Re: An Argument for the Subroot Node
Posted:
Mar 11, 2008 3:36 PM


In article <r0bdt314kmk4gc4pkjbau9j6vf4n99r48q@4ax.com>, G. Frege <nomail@invalid> writes: > On Tue, 11 Mar 2008 16:51:03 +0100, G. Frege <nomail@invalid> wrote: > > Oopos... typo/thinko... > >>> >>> According to it, the perimeter of a triangle is a tree... >>> which, of course, it is not. >>> >> Wait a second. If the nodes of your triangle were, say a, b, c then >> (say) a, b would be connected by more than one path: >> >> p_1 = ((a,b)) >> >> p_2 = ((a,b), (b,c), (c,a), (a,b)) >> > No? Why not:
p_3 = ((a,c),(c,b))
Now the example doesn't imply that cycles are the only way to get multiple paths.
You'd better lay out your definition of "path".
It appears that your current working definition of path is along the lines of:
An "edge" is an ordered pair of vertexes that are directly connected.
A "path" is a sequence of edges such that the terminal vertex of each edge in the sequence is the initial vertex of the next edge (if any) in the sequence. In addition, the initial vertex of an edge in the sequence may not appear as the terminal vertex of the next edge in the sequence. (No direct backtracking).

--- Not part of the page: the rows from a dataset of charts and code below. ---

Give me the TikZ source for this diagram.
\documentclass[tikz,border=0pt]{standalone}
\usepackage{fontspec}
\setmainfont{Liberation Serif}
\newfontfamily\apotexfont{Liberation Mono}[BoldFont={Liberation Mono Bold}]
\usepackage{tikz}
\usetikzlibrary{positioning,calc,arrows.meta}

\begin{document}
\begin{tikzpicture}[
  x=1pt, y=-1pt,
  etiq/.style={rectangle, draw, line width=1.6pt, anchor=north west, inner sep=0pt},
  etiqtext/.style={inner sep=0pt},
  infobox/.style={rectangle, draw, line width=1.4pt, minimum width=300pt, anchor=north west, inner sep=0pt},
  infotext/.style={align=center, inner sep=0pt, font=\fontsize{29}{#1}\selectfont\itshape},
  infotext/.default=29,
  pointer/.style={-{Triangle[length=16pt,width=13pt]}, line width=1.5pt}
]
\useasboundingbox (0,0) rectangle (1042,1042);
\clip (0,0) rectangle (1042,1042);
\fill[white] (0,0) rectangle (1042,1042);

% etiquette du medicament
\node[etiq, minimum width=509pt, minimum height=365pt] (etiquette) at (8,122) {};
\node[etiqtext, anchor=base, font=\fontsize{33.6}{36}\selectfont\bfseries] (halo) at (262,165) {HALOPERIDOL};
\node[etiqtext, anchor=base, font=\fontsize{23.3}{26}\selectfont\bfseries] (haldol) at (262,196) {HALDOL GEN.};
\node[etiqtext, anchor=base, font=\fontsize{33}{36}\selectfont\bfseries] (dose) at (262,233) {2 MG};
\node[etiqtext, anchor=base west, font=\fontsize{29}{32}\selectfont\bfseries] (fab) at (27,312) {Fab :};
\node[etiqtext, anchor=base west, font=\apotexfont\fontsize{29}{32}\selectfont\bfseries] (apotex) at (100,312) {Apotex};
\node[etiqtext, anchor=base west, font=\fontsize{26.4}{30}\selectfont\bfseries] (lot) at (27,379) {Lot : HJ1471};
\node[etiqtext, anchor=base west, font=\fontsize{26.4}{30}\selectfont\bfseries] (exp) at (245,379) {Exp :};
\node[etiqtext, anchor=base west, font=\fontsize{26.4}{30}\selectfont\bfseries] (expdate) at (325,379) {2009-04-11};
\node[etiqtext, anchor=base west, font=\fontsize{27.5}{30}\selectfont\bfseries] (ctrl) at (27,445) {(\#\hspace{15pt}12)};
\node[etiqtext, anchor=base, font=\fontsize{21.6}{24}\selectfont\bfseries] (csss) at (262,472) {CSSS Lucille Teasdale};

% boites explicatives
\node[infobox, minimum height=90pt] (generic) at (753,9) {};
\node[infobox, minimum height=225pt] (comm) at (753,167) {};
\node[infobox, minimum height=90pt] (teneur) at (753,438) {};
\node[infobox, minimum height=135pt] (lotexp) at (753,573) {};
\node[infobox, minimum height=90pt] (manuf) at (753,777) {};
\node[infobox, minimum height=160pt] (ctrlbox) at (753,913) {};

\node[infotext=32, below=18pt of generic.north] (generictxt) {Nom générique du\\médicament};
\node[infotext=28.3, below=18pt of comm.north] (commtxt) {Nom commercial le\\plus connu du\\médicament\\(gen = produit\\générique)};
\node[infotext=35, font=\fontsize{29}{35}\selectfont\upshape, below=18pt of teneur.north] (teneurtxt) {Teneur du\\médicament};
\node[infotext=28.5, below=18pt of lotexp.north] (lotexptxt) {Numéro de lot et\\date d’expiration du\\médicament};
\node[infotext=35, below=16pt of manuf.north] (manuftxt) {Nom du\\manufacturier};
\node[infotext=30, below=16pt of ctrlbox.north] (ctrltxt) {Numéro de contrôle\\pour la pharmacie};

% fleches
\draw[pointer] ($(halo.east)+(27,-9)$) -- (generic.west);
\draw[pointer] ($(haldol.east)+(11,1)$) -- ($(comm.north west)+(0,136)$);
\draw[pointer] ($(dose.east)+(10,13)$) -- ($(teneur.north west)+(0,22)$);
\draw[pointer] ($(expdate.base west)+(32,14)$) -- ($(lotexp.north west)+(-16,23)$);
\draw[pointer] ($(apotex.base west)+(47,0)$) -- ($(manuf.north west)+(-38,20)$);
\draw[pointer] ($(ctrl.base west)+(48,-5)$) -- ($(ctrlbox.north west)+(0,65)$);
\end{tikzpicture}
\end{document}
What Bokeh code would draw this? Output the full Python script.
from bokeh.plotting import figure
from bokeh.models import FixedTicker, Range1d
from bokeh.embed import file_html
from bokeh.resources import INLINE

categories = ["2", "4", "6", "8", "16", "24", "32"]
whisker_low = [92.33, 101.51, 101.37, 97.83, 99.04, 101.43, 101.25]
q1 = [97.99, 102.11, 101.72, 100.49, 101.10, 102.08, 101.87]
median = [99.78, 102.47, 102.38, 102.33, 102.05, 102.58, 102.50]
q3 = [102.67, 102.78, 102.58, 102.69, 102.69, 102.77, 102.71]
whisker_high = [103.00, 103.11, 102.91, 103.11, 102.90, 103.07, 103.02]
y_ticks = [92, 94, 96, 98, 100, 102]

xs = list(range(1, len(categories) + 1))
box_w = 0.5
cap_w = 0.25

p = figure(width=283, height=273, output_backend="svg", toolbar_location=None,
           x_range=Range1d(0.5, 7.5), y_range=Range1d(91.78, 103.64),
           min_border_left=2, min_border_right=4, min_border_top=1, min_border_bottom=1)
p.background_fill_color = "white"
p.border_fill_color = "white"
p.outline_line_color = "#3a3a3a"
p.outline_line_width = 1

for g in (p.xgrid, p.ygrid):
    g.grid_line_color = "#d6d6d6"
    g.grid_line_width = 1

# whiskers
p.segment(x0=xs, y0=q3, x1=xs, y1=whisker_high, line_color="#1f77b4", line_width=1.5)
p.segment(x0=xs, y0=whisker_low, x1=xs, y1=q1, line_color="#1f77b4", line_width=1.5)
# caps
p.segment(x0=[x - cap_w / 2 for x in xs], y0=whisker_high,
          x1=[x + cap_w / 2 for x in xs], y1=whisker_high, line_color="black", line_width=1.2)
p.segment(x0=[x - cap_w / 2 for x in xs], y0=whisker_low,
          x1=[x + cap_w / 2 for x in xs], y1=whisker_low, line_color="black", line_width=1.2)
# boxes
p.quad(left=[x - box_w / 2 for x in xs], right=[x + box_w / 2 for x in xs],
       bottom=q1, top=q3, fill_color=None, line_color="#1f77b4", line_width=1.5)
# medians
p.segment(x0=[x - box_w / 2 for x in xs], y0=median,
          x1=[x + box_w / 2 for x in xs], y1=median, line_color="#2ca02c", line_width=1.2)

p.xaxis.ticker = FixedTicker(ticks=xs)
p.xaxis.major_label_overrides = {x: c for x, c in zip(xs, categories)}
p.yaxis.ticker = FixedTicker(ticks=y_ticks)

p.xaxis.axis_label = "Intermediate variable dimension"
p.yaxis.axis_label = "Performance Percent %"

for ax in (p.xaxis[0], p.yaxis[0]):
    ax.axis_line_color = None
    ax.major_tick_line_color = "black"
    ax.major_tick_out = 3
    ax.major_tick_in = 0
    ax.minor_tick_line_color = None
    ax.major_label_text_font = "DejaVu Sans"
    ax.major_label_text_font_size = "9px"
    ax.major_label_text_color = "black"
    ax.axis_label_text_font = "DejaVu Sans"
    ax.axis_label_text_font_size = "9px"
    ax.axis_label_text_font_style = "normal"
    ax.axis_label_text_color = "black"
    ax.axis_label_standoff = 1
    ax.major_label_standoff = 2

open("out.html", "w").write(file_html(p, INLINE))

It seems fairly easy to prove that:
1. If a graph has a cycle, it will have two distinct nodes with more than one path between them.
2. If a graph has two distinct nodes with more than one path between them, it will contain a cycle.
3. If a graph is connected, there will be at least one path between any pair of distinct nodes.
4. If a graph has at least one path between any pair of distinct nodes, it is connected.